Kritik äußerte der Außenminister auch an Moskau. Die russische Regierung müsse wieder zur Achtung der europäischen Friedensordnung bewegt werden, gegen den sie im Ukraine-Konflikt "eklatant" verstoßen habe. Durch die Annexion der Krim habe sie das Völkerrecht verletzt. Maas sprach auch die angedrohte Aufkündigung des INF-Vertrags über bodengebundene Mittelstreckenraketen durch die USA an. Angesichts dessen sei es wichtig, "dass wir uns in Europa und in der Nato nicht auseinanderdividieren lassen und gemeinsam für unsere Sicherheitsinteressen einstehen".
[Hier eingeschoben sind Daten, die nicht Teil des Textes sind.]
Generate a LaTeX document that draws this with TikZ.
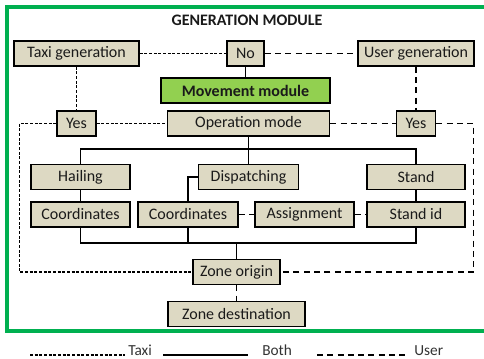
\documentclass[tikz,border=0pt]{standalone}
\usepackage{fontspec}
\setmainfont{Carlito}
\definecolor{boxfill}{HTML}{DDD9C3}
\definecolor{movefill}{HTML}{92D050}
\definecolor{framegreen}{HTML}{00B050}
\definecolor{txt}{HTML}{1A1A1A}
\tikzset{
  blk/.style={draw=black, line width=1.2pt, fill=boxfill, minimum height=18.75pt, inner sep=1pt,
    font=\fontsize{12}{14}\selectfont, text=txt},
  taxi/.style={line width=0.9pt, dash pattern=on 2.2pt off 1.3pt},
  user/.style={line width=0.9pt, dash pattern=on 4.5pt off 3.2pt},
  both/.style={line width=0.9pt},
  lgd/.style={font=\fontsize{11.5}{13}\selectfont, text=black!80, anchor=base west, inner sep=0pt}
}
\begin{document}
\begin{tikzpicture}[x=0.75pt, y=-0.75pt]
        \useasboundingbox (0,0) rectangle (484,359);
        \draw[framegreen, line width=2.3pt] (484,7) -- (7,7) -- (7,331) -- (484,331);
        \node[font=\bfseries\fontsize{12}{14}\selectfont, text=txt] (title) at (247,20) {GENERATION MODULE};
        % generation row
        \node[blk, minimum width=93.75pt] (tgen) at (76.5,53.5) {Taxi generation};
        \node[blk, minimum width=27.75pt] (no) at (245.5,53.5) {No};
        \node[blk, minimum width=87pt] (ugen) at (416,53.5) {User generation};
        \node[blk, fill=movefill, minimum width=126.75pt, font=\bfseries\fontsize{12}{14}\selectfont] (move) at (245.5,90.5) {Movement module};
        % operation mode row
        \node[blk, minimum width=29.25pt] (yesL) at (76.5,123.5) {Yes};
        \node[blk, minimum width=121.5pt] (opmode) at (248.5,123.5) {Operation mode};
        \node[blk, minimum width=29.25pt] (yesR) at (416,123.5) {Yes};
        % modes
        \node[blk, minimum width=74.25pt] (hail) at (80.5,177) {Hailing};
        \node[blk, minimum width=75pt] (disp) at (248.5,177) {Dispatching};
        \node[blk, minimum width=73.5pt] (stand) at (416,177) {Stand};
        \node[blk, minimum width=74.25pt] (coordL) at (80.5,214.5) {Coordinates};
        \node[blk, minimum width=75pt] (coordM) at (188,214.5) {Coordinates};
        \node[blk, minimum width=74.25pt] (assign) at (304.5,214.5) {Assignment};
        \node[blk, minimum width=73.5pt] (standid) at (416,214.5) {Stand id};
        % zones
        \node[blk, minimum width=65.25pt] (zorig) at (236.5,272) {Zone origin};
        \node[blk, minimum width=102.75pt] (zdest) at (236.5,314) {Zone destination};
        \coordinate (br) at (248.5,149);
        \coordinate (jn) at (236.5,243);
        \draw[taxi] (tgen) -- (no);
        \draw[user] (no) -- (ugen);
        \draw[both] (no) -- (move);
        \draw[taxi] (tgen) -- (yesL);
        \draw[user] (ugen) -- (yesR);
        \draw[taxi] (yesL) -- (opmode);
        \draw[user] (opmode) -- (yesR);
        \draw[taxi] (yesL.west) -- ++(-37,0) |- (zorig.west);
        \draw[user] (yesR.east) -- ++(37,0) |- (zorig.east);
        \draw[both] (opmode) -- (disp);
        \draw[both] (hail.north) |- (br) -| (stand.north);
        \draw[both] (hail) -- (coordL);
        \draw[both] (stand) -- (standid);
        \draw[both] (disp.west) -| (coordM.north);
        \draw[user] (coordM) -- (assign);
        \draw[user] (assign) -- (standid);
        \draw[both] (coordL.south) |- (jn) -| (standid.south);
        \draw[both] (coordM.south) -- (coordM.south |- jn);
        \draw[both] (jn) -- (zorig.north);
        \draw[user] (zorig) -- (zdest);
        % legend
        \node[lgd] (lgtaxi) at (128,355) {Taxi};
        \node[lgd] (lgboth) at (262,355) {Both};
        \node[lgd] (lguser) at (414,355) {User};
        \coordinate (ltaxi) at (30,355);
        \coordinate (lboth) at (163,355);
        \coordinate (luser) at (317,355);
        \draw[taxi] (ltaxi) -- ++(95,0);
        \draw[both] (lboth) -- ++(85,0);
        \draw[user] (luser) -- ++(88,0);
\end{tikzpicture}
\end{document}
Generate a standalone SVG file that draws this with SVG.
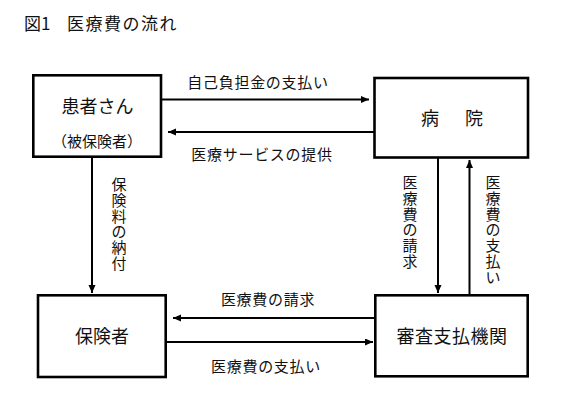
<svg xmlns="http://www.w3.org/2000/svg" width="584" height="404" viewBox="0 0 584 404">
<style>
text{font-family:"Noto Sans CJK JP","Noto Sans CJK SC",sans-serif;fill:#111}
.box{fill:#fff;stroke:#000;stroke-width:2.6}
.conn{stroke:#000;stroke-width:2;fill:none}
.lbl{font-size:15px;letter-spacing:0.7px}
.big{font-size:18px}
.vt{font-size:15px;text-anchor:middle}
</style>
<defs>
<marker id="ah" markerUnits="userSpaceOnUse" markerWidth="9" markerHeight="8" refX="8" refY="3.5" orient="auto">
<path d="M0,0 L8,3.5 L0,7 z" fill="#000"/>
</marker>
</defs>
<rect width="584" height="404" fill="#fff"/>
<g id="title">
<text x="24" y="30" style="font-size:17px">図1</text>
<text x="67" y="30" style="font-size:17px;letter-spacing:1.5px">医療費の流れ</text>
</g>
<g id="patient">
<rect class="box" x="33.3" y="75.3" width="127.7" height="81.4"/>
<text class="big" x="97.5" y="113" text-anchor="middle">患者さん</text>
<text x="97" y="147" text-anchor="middle" style="font-size:15px">（被保険者）</text>
</g>
<g id="hospital">
<rect class="box" x="374.5" y="78" width="153.5" height="79.5"/>
<text class="big" x="430" y="125" text-anchor="middle">病</text>
<text class="big" x="474" y="125" text-anchor="middle">院</text>
</g>
<g id="insurer">
<rect class="box" x="38" y="295.3" width="127.7" height="81.7"/>
<text class="big" x="102" y="343" text-anchor="middle">保険者</text>
</g>
<g id="review">
<rect class="box" x="375.3" y="295.3" width="152.4" height="81"/>
<text class="big" x="452" y="343" text-anchor="middle" style="letter-spacing:0.5px">審査支払機関</text>
</g>
<g id="connectors">
<line class="conn" x1="162" y1="99.5" x2="369" y2="99.5" marker-end="url(#ah)"/>
<line class="conn" x1="374" y1="132" x2="168" y2="132" marker-end="url(#ah)"/>
<line class="conn" x1="92" y1="157" x2="92" y2="293" marker-end="url(#ah)"/>
<line class="conn" x1="438" y1="158" x2="438" y2="293" marker-end="url(#ah)"/>
<line class="conn" x1="469.5" y1="295" x2="469.5" y2="160" marker-end="url(#ah)"/>
<line class="conn" x1="375" y1="318" x2="173" y2="318" marker-end="url(#ah)"/>
<line class="conn" x1="166" y1="342" x2="373" y2="342" marker-end="url(#ah)"/>
<text class="lbl" x="258" y="88" text-anchor="middle">自己負担金の支払い</text>
<text class="lbl" x="262" y="160" text-anchor="middle">医療サービスの提供</text>
<text class="lbl" x="268" y="305" text-anchor="middle">医療費の請求</text>
<text class="lbl" x="266" y="372" text-anchor="middle">医療費の支払い</text>
<text class="vt" x="119"><tspan x="119" y="190">保</tspan><tspan x="119" y="205.8">険</tspan><tspan x="119" y="221.6">料</tspan><tspan x="119" y="237.4">の</tspan><tspan x="119" y="253.2">納</tspan><tspan x="119" y="269">付</tspan></text>
<text class="vt" x="410"><tspan x="410" y="188">医</tspan><tspan x="410" y="203.8">療</tspan><tspan x="410" y="219.6">費</tspan><tspan x="410" y="235.4">の</tspan><tspan x="410" y="251.2">請</tspan><tspan x="410" y="267">求</tspan></text>
<text class="vt" x="493"><tspan x="493" y="188">医</tspan><tspan x="493" y="203.8">療</tspan><tspan x="493" y="219.6">費</tspan><tspan x="493" y="235.4">の</tspan><tspan x="493" y="251.2">支</tspan><tspan x="493" y="267">払</tspan><tspan x="493" y="282.8">い</tspan></text>
</g>
</svg>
In vielen Punkten dürfte Maas damit dem polnischen Botschafter Andrzej Przylebski, der anstelle des zunächst eingeladenen polnischen Außenministers Czaputowicz kam, aus der Seele gesprochen haben. Przylebski nannte die letzten 100 Jahre der deutschen Polenpolitik eine "Katastrophe". Und er erinnerte einmal mehr daran, dass sich Deutschland in der Erinnerung an den Zweiten Weltkrieg meist auf den Holocaust konzentriere. Die polnischen Opfer würden dagegen bis heute fast vergessen, so Przylebski. Und er stellte fest: "Polen war in Europa der größte Verlierer des Zweiten Weltkriegs."